**STORED DATA:**

• • •

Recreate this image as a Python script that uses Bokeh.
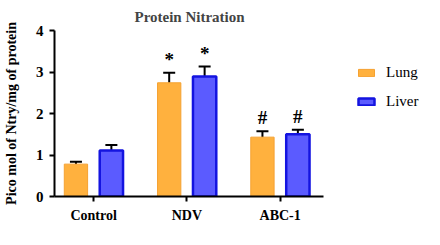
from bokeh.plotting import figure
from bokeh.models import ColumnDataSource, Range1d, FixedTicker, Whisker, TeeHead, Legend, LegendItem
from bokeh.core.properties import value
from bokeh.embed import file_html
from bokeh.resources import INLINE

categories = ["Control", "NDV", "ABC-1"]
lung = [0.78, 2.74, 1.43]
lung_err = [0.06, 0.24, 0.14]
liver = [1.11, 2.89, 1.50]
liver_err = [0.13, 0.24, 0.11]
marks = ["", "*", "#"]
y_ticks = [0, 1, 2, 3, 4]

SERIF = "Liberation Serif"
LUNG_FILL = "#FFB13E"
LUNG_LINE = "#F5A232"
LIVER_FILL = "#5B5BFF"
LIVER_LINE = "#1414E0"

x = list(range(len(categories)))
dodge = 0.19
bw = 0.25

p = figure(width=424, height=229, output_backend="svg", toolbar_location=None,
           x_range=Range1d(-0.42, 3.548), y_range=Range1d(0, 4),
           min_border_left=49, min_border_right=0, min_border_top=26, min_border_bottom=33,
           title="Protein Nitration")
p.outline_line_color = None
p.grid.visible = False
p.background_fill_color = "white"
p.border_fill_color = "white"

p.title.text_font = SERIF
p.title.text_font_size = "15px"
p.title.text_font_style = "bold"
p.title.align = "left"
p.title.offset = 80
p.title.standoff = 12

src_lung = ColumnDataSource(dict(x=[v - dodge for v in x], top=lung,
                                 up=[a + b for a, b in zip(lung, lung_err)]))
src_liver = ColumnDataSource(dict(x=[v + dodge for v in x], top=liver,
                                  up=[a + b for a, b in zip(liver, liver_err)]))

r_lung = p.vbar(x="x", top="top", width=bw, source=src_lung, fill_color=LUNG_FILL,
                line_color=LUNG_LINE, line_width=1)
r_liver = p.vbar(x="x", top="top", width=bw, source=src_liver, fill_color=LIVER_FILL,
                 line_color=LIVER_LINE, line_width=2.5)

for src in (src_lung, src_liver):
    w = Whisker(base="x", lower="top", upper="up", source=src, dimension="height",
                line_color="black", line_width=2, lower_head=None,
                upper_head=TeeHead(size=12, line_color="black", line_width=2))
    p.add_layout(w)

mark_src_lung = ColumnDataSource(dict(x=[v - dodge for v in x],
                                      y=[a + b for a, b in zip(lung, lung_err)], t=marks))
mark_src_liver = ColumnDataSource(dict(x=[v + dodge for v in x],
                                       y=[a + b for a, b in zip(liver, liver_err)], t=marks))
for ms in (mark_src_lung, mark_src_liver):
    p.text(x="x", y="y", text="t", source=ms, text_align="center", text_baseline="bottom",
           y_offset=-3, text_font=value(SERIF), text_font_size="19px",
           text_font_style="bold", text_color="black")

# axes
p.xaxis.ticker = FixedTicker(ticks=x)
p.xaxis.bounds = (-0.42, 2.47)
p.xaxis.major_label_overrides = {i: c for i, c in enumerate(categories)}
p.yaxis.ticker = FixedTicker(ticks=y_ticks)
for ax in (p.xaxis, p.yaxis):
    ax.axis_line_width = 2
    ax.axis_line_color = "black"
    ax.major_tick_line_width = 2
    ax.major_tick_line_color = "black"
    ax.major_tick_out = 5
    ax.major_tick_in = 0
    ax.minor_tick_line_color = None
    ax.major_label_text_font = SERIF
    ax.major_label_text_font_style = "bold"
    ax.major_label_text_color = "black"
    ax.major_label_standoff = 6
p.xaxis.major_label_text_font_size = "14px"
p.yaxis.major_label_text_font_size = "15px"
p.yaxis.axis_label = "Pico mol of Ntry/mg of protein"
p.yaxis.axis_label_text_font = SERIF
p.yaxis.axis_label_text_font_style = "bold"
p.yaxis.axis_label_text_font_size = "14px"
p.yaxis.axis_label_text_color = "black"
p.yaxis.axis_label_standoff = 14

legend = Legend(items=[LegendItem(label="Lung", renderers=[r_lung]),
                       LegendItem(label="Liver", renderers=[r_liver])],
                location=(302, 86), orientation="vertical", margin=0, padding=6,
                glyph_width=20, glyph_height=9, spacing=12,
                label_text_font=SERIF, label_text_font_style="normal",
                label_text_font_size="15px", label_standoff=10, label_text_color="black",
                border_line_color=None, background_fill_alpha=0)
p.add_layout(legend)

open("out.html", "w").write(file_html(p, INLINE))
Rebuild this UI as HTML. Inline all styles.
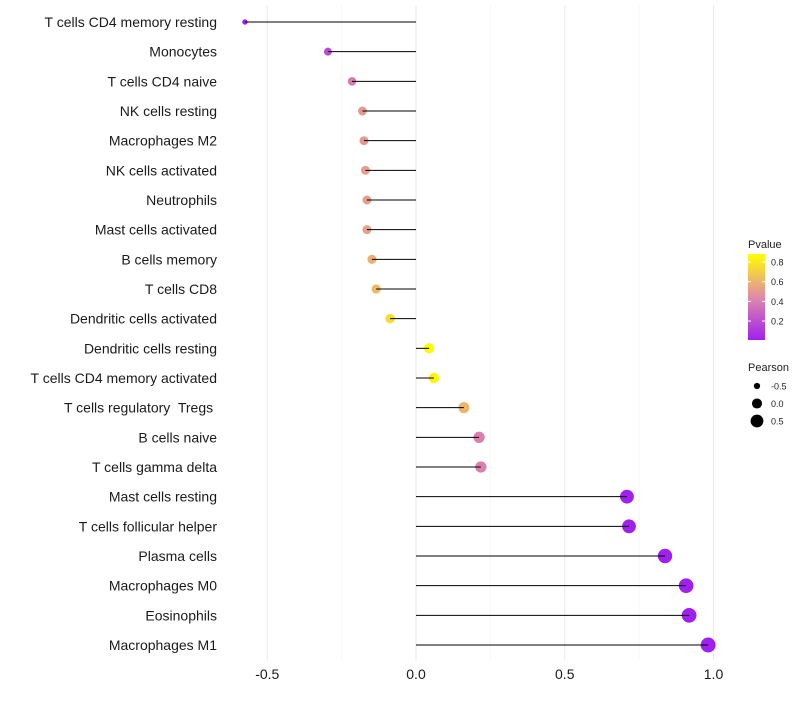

• • •

**EXERCISE TASK:** Print each of the records above exactly as written, leaving no picture in the copy.

**SOLUTION TO THIS EXERCISE:**
Recreate this image as a Python script that uses Bokeh.
from bokeh.plotting import figure
from bokeh.models import ColumnDataSource, Range1d, FixedTicker, Whisker, TeeHead, Legend, LegendItem
from bokeh.core.properties import value
from bokeh.embed import file_html
from bokeh.resources import INLINE

categories = ["Control", "NDV", "ABC-1"]
lung = [0.78, 2.74, 1.43]
lung_err = [0.06, 0.24, 0.14]
liver = [1.11, 2.89, 1.50]
liver_err = [0.13, 0.24, 0.11]
marks = ["", "*", "#"]
y_ticks = [0, 1, 2, 3, 4]

SERIF = "Liberation Serif"
LUNG_FILL = "#FFB13E"
LUNG_LINE = "#F5A232"
LIVER_FILL = "#5B5BFF"
LIVER_LINE = "#1414E0"

x = list(range(len(categories)))
dodge = 0.19
bw = 0.25

p = figure(width=424, height=229, output_backend="svg", toolbar_location=None,
           x_range=Range1d(-0.42, 3.548), y_range=Range1d(0, 4),
           min_border_left=49, min_border_right=0, min_border_top=26, min_border_bottom=33,
           title="Protein Nitration")
p.outline_line_color = None
p.grid.visible = False
p.background_fill_color = "white"
p.border_fill_color = "white"

p.title.text_font = SERIF
p.title.text_font_size = "15px"
p.title.text_font_style = "bold"
p.title.align = "left"
p.title.offset = 80
p.title.standoff = 12

src_lung = ColumnDataSource(dict(x=[v - dodge for v in x], top=lung,
                                 up=[a + b for a, b in zip(lung, lung_err)]))
src_liver = ColumnDataSource(dict(x=[v + dodge for v in x], top=liver,
                                  up=[a + b for a, b in zip(liver, liver_err)]))

r_lung = p.vbar(x="x", top="top", width=bw, source=src_lung, fill_color=LUNG_FILL,
                line_color=LUNG_LINE, line_width=1)
r_liver = p.vbar(x="x", top="top", width=bw, source=src_liver, fill_color=LIVER_FILL,
                 line_color=LIVER_LINE, line_width=2.5)

for src in (src_lung, src_liver):
    w = Whisker(base="x", lower="top", upper="up", source=src, dimension="height",
                line_color="black", line_width=2, lower_head=None,
                upper_head=TeeHead(size=12, line_color="black", line_width=2))
    p.add_layout(w)

mark_src_lung = ColumnDataSource(dict(x=[v - dodge for v in x],
                                      y=[a + b for a, b in zip(lung, lung_err)], t=marks))
mark_src_liver = ColumnDataSource(dict(x=[v + dodge for v in x],
                                       y=[a + b for a, b in zip(liver, liver_err)], t=marks))
for ms in (mark_src_lung, mark_src_liver):
    p.text(x="x", y="y", text="t", source=ms, text_align="center", text_baseline="bottom",
           y_offset=-3, text_font=value(SERIF), text_font_size="19px",
           text_font_style="bold", text_color="black")

# axes
p.xaxis.ticker = FixedTicker(ticks=x)
p.xaxis.bounds = (-0.42, 2.47)
p.xaxis.major_label_overrides = {i: c for i, c in enumerate(categories)}
p.yaxis.ticker = FixedTicker(ticks=y_ticks)
for ax in (p.xaxis, p.yaxis):
    ax.axis_line_width = 2
    ax.axis_line_color = "black"
    ax.major_tick_line_width = 2
    ax.major_tick_line_color = "black"
    ax.major_tick_out = 5
    ax.major_tick_in = 0
    ax.minor_tick_line_color = None
    ax.major_label_text_font = SERIF
    ax.major_label_text_font_style = "bold"
    ax.major_label_text_color = "black"
    ax.major_label_standoff = 6
p.xaxis.major_label_text_font_size = "14px"
p.yaxis.major_label_text_font_size = "15px"
p.yaxis.axis_label = "Pico mol of Ntry/mg of protein"
p.yaxis.axis_label_text_font = SERIF
p.yaxis.axis_label_text_font_style = "bold"
p.yaxis.axis_label_text_font_size = "14px"
p.yaxis.axis_label_text_color = "black"
p.yaxis.axis_label_standoff = 14

legend = Legend(items=[LegendItem(label="Lung", renderers=[r_lung]),
                       LegendItem(label="Liver", renderers=[r_liver])],
                location=(302, 86), orientation="vertical", margin=0, padding=6,
                glyph_width=20, glyph_height=9, spacing=12,
                label_text_font=SERIF, label_text_font_style="normal",
                label_text_font_size="15px", label_standoff=10, label_text_color="black",
                border_line_color=None, background_fill_alpha=0)
p.add_layout(legend)

open("out.html", "w").write(file_html(p, INLINE))
Rebuild this UI as HTML. Inline all styles.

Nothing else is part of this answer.